FESTIVE FEAST
FESTIVE BAKED ‘GAMMON’ WITH POMEGRANATE GLAZE
Serves: 8-10 with leftovers
For the dry ingredients:
• 450g (3 cups) vital wheat gluten flour
• 65g (. cup) gram flour
• 3 tbsp garlic powder
• 1 tbsp dry mustard
• 4 tbsp nutritional yeast
For the liquid ingredients:
• 1 large onion, skin on and roughly chopped
• 800ml (3 cups) water
• 1 tbsp Demerara sugar
• 2 tbsp maple syrup
• 3 tbsp olive oil
• 3 tbsp liquid smoke
• 4 tsp sea salt flakes
• Whole cloves, approx 10
• 1 tsp black pepper
• 1 tsp grated nutmeg
• 3 tbsp tomato puree
• 1 cinnamon stick
• 1 star anise
• 1 tbsp white miso
• 1 small cooked beetroot, pureed (optional)
You will also need:
• 2 large sheets of extra strong foil
• 1 large sheet of baking parchment
For the glaze:
• 2 tbsp pomegranate molasses
• 2 tbsp wholegrain mustard
• 1 tbsp vegan Worcestershire sauce
• 1 tbsp soft brown sugar
• 1 tsp liquid smoke
• 1 tsp ground ginger
1 Place all the liquid ingredients into a large pan and gently bring to a simmer. Turn off the heat. Stir well, cover and leave to cool completely. This can be done up to 2 days in advance and stored in the fridge until needed.

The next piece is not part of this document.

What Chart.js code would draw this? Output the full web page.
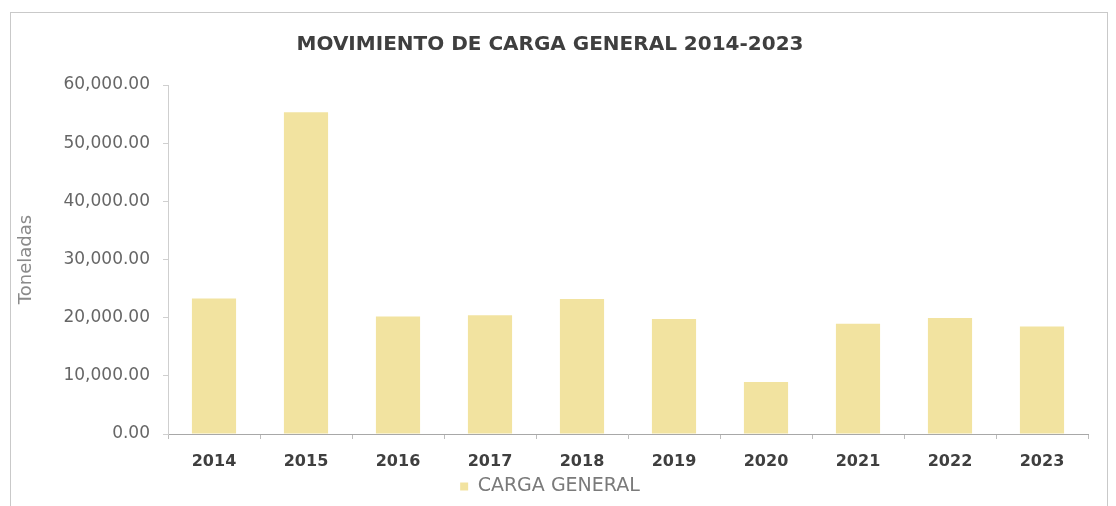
<!DOCTYPE html>
<html>
<head>
<meta charset="utf-8">
<script src="https://cdn.jsdelivr.net/npm/chart.js@4"></script>
<style>
  html, body { margin: 0; padding: 0; background: #fff; }
  #wrap { width: 1116px; height: 506px; }
</style>
</head>
<body>
<div id="wrap"><canvas id="cargaChart" width="1116" height="506"></canvas></div>
<script>
'use strict';

// datos
var years = ['2014', '2015', '2016', '2017', '2018', '2019', '2020', '2021', '2022', '2023'];
var cargaGeneral = [23300, 55300, 20200, 20400, 23200, 19750, 8950, 18950, 19950, 18500];
var yMax = 60000;
var yStep = 10000;

var chartTitle = 'MOVIMIENTO DE CARGA GENERAL 2014-2023';
var seriesLabel = 'CARGA GENERAL';
var yTitle = 'Toneladas';

var fontFam = "'DejaVu Sans', sans-serif";

// marco gris alrededor del grafico
var framePlugin = {
  id: 'frame',
  beforeDraw: function (chart) {
    var c = chart.ctx;
    c.save();
    c.fillStyle = '#fff';
    c.fillRect(0, 0, chart.width, chart.height);
    c.strokeStyle = '#c9c9c9';
    c.lineWidth = 1;
    c.strokeRect(10.5, 12.5, 1097, 520);
    c.restore();
  }
};

var ctx = document.getElementById('cargaChart').getContext('2d');

var cargaChart = new Chart(ctx, {
  type: 'bar',
  data: {
    labels: years,
    datasets: [
      {
        label: seriesLabel,
        data: cargaGeneral,
        backgroundColor: '#F2E3A0',
        borderWidth: 0,
        categoryPercentage: 1.0,
        barPercentage: 0.48
      }
    ]
  },
  options: {
    responsive: false,
    animation: false,
    layout: { padding: { left: 12, right: 28, top: 0, bottom: 0 } },
    plugins: {
      title: {
        display: true,
        text: chartTitle,
        color: '#3f3f3f',
        font: { family: fontFam, size: 20, weight: 'bold' },
        padding: { top: 33, bottom: 28 }
      },
      legend: {
        position: 'bottom',
        labels: {
          color: '#7a7a7a',
          font: { family: fontFam, size: 19 },
          boxWidth: 8,
          boxHeight: 8,
          padding: 4
        }
      },
      tooltip: { enabled: false }
    },
    scales: {
      x: {
        grid: {
          display: true,
          drawOnChartArea: false,
          offset: true,
          tickLength: 5,
          color: '#bdbdbd'
        },
        border: { display: true, color: '#a8a8a8' },
        ticks: {
          color: '#3f3f3f',
          font: { family: fontFam, size: 16, weight: 'bold' },
          padding: 13
        },
        afterFit: function (scale) {
          scale.height = 39;
        }
      },
      y: {
        min: 0,
        max: yMax,
        grid: {
          display: true,
          drawOnChartArea: false,
          tickLength: 5,
          color: '#cfcfcf'
        },
        border: { display: true, color: '#cfcfcf' },
        ticks: {
          stepSize: yStep,
          color: '#666',
          font: { family: fontFam, size: 17 },
          padding: 13,
          callback: function (v) {
            return v.toLocaleString('en-US', { minimumFractionDigits: 2, maximumFractionDigits: 2 });
          }
        },
        title: {
          display: true,
          text: yTitle,
          color: '#8a8a8a',
          font: { family: fontFam, size: 18 },
          padding: 4
        },
        afterFit: function (scale) {
          scale.width = 156;
        }
      }
    }
  },
  plugins: [framePlugin]
});
</script>
</body>
</html>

2 Measure all the dry ingredients into a large bowl and mix well. Strain the liquid mix and add the liquid gradually to the dry ingredients, mixing well to combine the ingredients. Knead the dough briefly in the bowl until it becomes stretchy.
3 Shape the dough into a rough cylindrical shape and place on top of the sheet of parchment paper. Roll the dough up tightly in the paper to create a sausage shaped parcel. Repeat this wrapping with one sheet of the foil followed by the other, so that you have 3 wrapping layers in total.
4 Bring a large pan of water to the boil and add the seitan parcel to the water. Turn down to a very gentle simmer and cook for 1 ½ hours, topping up the water as necessary. Once the seitan is cooked, remove it from the water and leave to cool completely in its wrapping. Once cold, refrigerate for at least 8 hours, ideally overnight, or for up to 3 days.